» **Instructions for the task**: Copy all the data exactly, except the pictures.

» **Dataset excerpt**:
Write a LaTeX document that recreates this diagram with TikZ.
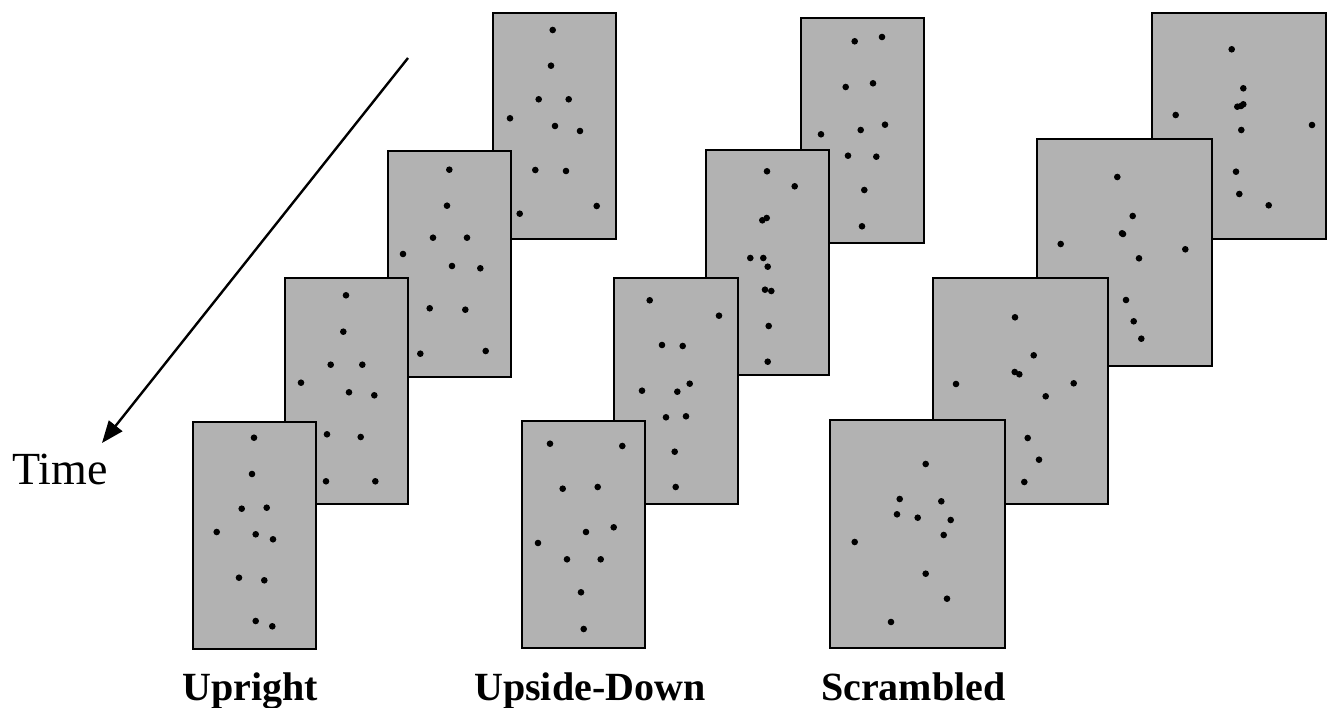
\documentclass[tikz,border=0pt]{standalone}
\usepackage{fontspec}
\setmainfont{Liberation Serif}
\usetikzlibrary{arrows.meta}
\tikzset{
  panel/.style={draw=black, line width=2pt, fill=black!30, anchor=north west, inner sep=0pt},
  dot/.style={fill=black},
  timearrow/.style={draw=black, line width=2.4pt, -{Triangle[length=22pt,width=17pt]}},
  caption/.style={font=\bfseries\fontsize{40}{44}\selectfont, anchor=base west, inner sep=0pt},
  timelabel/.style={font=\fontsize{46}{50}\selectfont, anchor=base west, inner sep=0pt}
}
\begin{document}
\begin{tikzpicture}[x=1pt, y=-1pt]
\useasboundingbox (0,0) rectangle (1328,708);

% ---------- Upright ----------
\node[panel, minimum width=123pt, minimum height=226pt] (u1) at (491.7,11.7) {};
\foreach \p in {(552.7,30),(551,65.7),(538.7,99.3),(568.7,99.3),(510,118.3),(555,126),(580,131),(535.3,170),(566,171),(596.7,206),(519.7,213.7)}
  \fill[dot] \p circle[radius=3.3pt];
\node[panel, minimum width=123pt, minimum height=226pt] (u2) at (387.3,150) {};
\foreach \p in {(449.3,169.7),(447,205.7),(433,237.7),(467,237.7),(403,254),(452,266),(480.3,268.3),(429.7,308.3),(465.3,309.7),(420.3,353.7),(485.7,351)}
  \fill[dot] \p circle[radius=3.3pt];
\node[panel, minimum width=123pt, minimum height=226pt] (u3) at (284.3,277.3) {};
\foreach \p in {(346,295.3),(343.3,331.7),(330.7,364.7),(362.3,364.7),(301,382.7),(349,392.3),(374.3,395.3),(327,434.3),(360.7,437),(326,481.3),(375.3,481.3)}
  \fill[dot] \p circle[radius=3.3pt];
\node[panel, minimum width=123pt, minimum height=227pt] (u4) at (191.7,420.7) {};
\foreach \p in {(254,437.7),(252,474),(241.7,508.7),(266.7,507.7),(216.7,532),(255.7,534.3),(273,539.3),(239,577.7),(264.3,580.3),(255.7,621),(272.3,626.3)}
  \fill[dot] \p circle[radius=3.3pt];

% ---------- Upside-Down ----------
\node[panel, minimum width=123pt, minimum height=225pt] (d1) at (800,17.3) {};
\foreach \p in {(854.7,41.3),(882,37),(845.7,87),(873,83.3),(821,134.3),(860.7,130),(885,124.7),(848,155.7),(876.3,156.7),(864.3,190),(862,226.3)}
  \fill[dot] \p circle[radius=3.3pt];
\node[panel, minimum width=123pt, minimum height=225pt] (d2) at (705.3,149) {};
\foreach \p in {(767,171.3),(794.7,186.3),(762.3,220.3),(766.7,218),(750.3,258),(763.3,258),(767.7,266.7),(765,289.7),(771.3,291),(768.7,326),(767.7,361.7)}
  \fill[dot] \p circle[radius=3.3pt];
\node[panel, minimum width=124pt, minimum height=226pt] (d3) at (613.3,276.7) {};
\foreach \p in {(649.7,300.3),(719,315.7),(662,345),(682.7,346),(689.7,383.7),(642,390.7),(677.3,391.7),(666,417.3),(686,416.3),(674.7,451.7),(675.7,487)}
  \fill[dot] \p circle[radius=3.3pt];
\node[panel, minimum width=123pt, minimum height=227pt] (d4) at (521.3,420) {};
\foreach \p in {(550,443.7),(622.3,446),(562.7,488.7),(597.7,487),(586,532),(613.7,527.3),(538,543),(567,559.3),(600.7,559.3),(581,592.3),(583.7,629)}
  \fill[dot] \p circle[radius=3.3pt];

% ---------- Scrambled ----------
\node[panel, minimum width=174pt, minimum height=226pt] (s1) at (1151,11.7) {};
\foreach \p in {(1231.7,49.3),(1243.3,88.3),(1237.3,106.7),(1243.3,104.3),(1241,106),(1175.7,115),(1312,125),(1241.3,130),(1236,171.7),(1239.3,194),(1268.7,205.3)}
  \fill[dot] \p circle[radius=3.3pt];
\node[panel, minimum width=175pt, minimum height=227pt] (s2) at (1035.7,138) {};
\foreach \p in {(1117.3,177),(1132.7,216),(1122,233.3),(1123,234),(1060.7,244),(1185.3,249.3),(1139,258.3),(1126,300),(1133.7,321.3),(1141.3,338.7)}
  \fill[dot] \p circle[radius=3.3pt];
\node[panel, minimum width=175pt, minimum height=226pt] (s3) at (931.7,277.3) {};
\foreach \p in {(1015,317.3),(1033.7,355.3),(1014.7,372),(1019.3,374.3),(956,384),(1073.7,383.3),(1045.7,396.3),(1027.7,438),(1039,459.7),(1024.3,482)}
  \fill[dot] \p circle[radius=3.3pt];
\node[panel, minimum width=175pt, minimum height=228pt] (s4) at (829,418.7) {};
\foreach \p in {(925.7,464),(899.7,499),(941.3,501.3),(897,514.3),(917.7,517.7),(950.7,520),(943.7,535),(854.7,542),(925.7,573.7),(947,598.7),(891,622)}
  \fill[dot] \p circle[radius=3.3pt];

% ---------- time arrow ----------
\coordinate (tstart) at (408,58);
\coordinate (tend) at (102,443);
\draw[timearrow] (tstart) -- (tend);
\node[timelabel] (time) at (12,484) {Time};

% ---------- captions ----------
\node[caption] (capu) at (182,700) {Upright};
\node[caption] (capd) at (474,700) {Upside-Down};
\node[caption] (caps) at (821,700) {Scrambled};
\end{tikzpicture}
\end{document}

» **The output**:
Write a LaTeX document that recreates this diagram with TikZ.
\documentclass[tikz,border=0pt]{standalone}
\usepackage{fontspec}
\setmainfont{Liberation Serif}
\usetikzlibrary{arrows.meta}
\tikzset{
  panel/.style={draw=black, line width=2pt, fill=black!30, anchor=north west, inner sep=0pt},
  dot/.style={fill=black},
  timearrow/.style={draw=black, line width=2.4pt, -{Triangle[length=22pt,width=17pt]}},
  caption/.style={font=\bfseries\fontsize{40}{44}\selectfont, anchor=base west, inner sep=0pt},
  timelabel/.style={font=\fontsize{46}{50}\selectfont, anchor=base west, inner sep=0pt}
}
\begin{document}
\begin{tikzpicture}[x=1pt, y=-1pt]
\useasboundingbox (0,0) rectangle (1328,708);

% ---------- Upright ----------
\node[panel, minimum width=123pt, minimum height=226pt] (u1) at (491.7,11.7) {};
\foreach \p in {(552.7,30),(551,65.7),(538.7,99.3),(568.7,99.3),(510,118.3),(555,126),(580,131),(535.3,170),(566,171),(596.7,206),(519.7,213.7)}
  \fill[dot] \p circle[radius=3.3pt];
\node[panel, minimum width=123pt, minimum height=226pt] (u2) at (387.3,150) {};
\foreach \p in {(449.3,169.7),(447,205.7),(433,237.7),(467,237.7),(403,254),(452,266),(480.3,268.3),(429.7,308.3),(465.3,309.7),(420.3,353.7),(485.7,351)}
  \fill[dot] \p circle[radius=3.3pt];
\node[panel, minimum width=123pt, minimum height=226pt] (u3) at (284.3,277.3) {};
\foreach \p in {(346,295.3),(343.3,331.7),(330.7,364.7),(362.3,364.7),(301,382.7),(349,392.3),(374.3,395.3),(327,434.3),(360.7,437),(326,481.3),(375.3,481.3)}
  \fill[dot] \p circle[radius=3.3pt];
\node[panel, minimum width=123pt, minimum height=227pt] (u4) at (191.7,420.7) {};
\foreach \p in {(254,437.7),(252,474),(241.7,508.7),(266.7,507.7),(216.7,532),(255.7,534.3),(273,539.3),(239,577.7),(264.3,580.3),(255.7,621),(272.3,626.3)}
  \fill[dot] \p circle[radius=3.3pt];

% ---------- Upside-Down ----------
\node[panel, minimum width=123pt, minimum height=225pt] (d1) at (800,17.3) {};
\foreach \p in {(854.7,41.3),(882,37),(845.7,87),(873,83.3),(821,134.3),(860.7,130),(885,124.7),(848,155.7),(876.3,156.7),(864.3,190),(862,226.3)}
  \fill[dot] \p circle[radius=3.3pt];
\node[panel, minimum width=123pt, minimum height=225pt] (d2) at (705.3,149) {};
\foreach \p in {(767,171.3),(794.7,186.3),(762.3,220.3),(766.7,218),(750.3,258),(763.3,258),(767.7,266.7),(765,289.7),(771.3,291),(768.7,326),(767.7,361.7)}
  \fill[dot] \p circle[radius=3.3pt];
\node[panel, minimum width=124pt, minimum height=226pt] (d3) at (613.3,276.7) {};
\foreach \p in {(649.7,300.3),(719,315.7),(662,345),(682.7,346),(689.7,383.7),(642,390.7),(677.3,391.7),(666,417.3),(686,416.3),(674.7,451.7),(675.7,487)}
  \fill[dot] \p circle[radius=3.3pt];
\node[panel, minimum width=123pt, minimum height=227pt] (d4) at (521.3,420) {};
\foreach \p in {(550,443.7),(622.3,446),(562.7,488.7),(597.7,487),(586,532),(613.7,527.3),(538,543),(567,559.3),(600.7,559.3),(581,592.3),(583.7,629)}
  \fill[dot] \p circle[radius=3.3pt];

% ---------- Scrambled ----------
\node[panel, minimum width=174pt, minimum height=226pt] (s1) at (1151,11.7) {};
\foreach \p in {(1231.7,49.3),(1243.3,88.3),(1237.3,106.7),(1243.3,104.3),(1241,106),(1175.7,115),(1312,125),(1241.3,130),(1236,171.7),(1239.3,194),(1268.7,205.3)}
  \fill[dot] \p circle[radius=3.3pt];
\node[panel, minimum width=175pt, minimum height=227pt] (s2) at (1035.7,138) {};
\foreach \p in {(1117.3,177),(1132.7,216),(1122,233.3),(1123,234),(1060.7,244),(1185.3,249.3),(1139,258.3),(1126,300),(1133.7,321.3),(1141.3,338.7)}
  \fill[dot] \p circle[radius=3.3pt];
\node[panel, minimum width=175pt, minimum height=226pt] (s3) at (931.7,277.3) {};
\foreach \p in {(1015,317.3),(1033.7,355.3),(1014.7,372),(1019.3,374.3),(956,384),(1073.7,383.3),(1045.7,396.3),(1027.7,438),(1039,459.7),(1024.3,482)}
  \fill[dot] \p circle[radius=3.3pt];
\node[panel, minimum width=175pt, minimum height=228pt] (s4) at (829,418.7) {};
\foreach \p in {(925.7,464),(899.7,499),(941.3,501.3),(897,514.3),(917.7,517.7),(950.7,520),(943.7,535),(854.7,542),(925.7,573.7),(947,598.7),(891,622)}
  \fill[dot] \p circle[radius=3.3pt];

% ---------- time arrow ----------
\coordinate (tstart) at (408,58);
\coordinate (tend) at (102,443);
\draw[timearrow] (tstart) -- (tend);
\node[timelabel] (time) at (12,484) {Time};

% ---------- captions ----------
\node[caption] (capu) at (182,700) {Upright};
\node[caption] (capd) at (474,700) {Upside-Down};
\node[caption] (caps) at (821,700) {Scrambled};
\end{tikzpicture}
\end{document}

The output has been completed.